La gerarchia non ha capito che tutti questi uomini e queste donne,
questi teologi e teologhe, questi testimoni di un altro modo di vivere
l’impegno nelle realtà ecclesiastiche sono mossi da un amore
profondo per la Chiesa. Noi non critichiamo la Chiesa per rabbia,
la critichiamo per amore. Come fate a non capire, cari vescovi, che
noi siamo mossi da amore per questo nostro mondo, per il Vangelo
e per la Chiesa? Se non amassimo la Chiesa, non ci interesseremmo
certo di queste cose. E non protesteremmo. Semplicemente,
ce ne andremmo altrove. Invece restiamo. Con speranza, con fiducia,
con serenità.
Bellavite: Non posso che condividere queste ultime parole di don
Barbero sul nostro approccio e la nostra sensibilità.
Aggiungo tre punti sui quali ritengo che l’area del cattolicesimo
conciliare potrebbe impegnarsi di più.
Primo: la povertà della Chiesa. E con questo alludo a battaglie
molto concrete, come la messa in discussione dell’attuale gestione
del patrimonio ecclesiastico, dell’8 per mille, dei bilanci delle diocesi,
del sistema di sostentamento del clero. Dobbiamo pretendere
trasparenza. Dobbiamo chiedere di sapere, di controllare e, sopratutto,
di cambiare, dobbiamo pretendere più sobrietà come primo
passo per una Chiesa povera.
Secondo: la nomina dei vescovi. È mai possibile che queste decisioni
piovano sulla testa dei fedeli senza che nessuno dica nulla?
Senza che, per esempio, ci siano gruppi organizzati all’interno di
una diocesi che intervengano dicendo: «Questo nome non ci pare
degno per l’incarico», oppure «non ci pare adatto per la nostra realtà
». È così impensabile pensare a un ruolo attivo dei laici anche
per suggerire, in positivo, una nomina o, almeno, dei criteri rigidi?
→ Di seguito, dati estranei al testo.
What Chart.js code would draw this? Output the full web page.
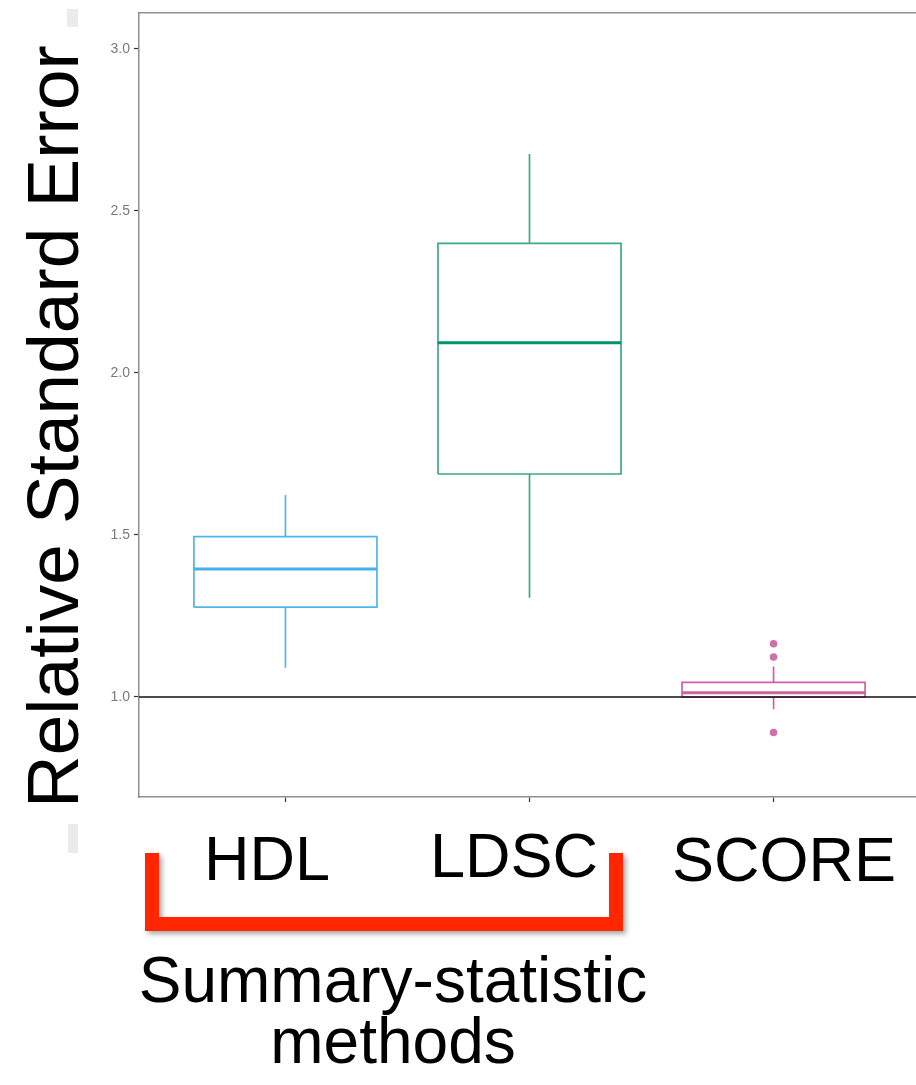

Per esempio dicendo: «Vorremmo questo tale pastore per continuare
a portare avanti insieme a lui questo percorso».
Terzo punto: la pedofilia nel clero. A fine maggio i vescovi italiani
si sono riuniti e hanno affrontato la questione tra di loro in gruppi
ristretti. Ne è uscito un documento vergognoso, che Noi Siamo
Chiesa ha denunciato con estrema chiarezza. È ora che anche in
Italia, come è successo in tutti gli altri paesi, la Chiesa si metta finalmente
dalla parte delle vittime e la smetta di tutelare e coprire
il clero pedofilo. Dobbiamo alzare la voce con forza.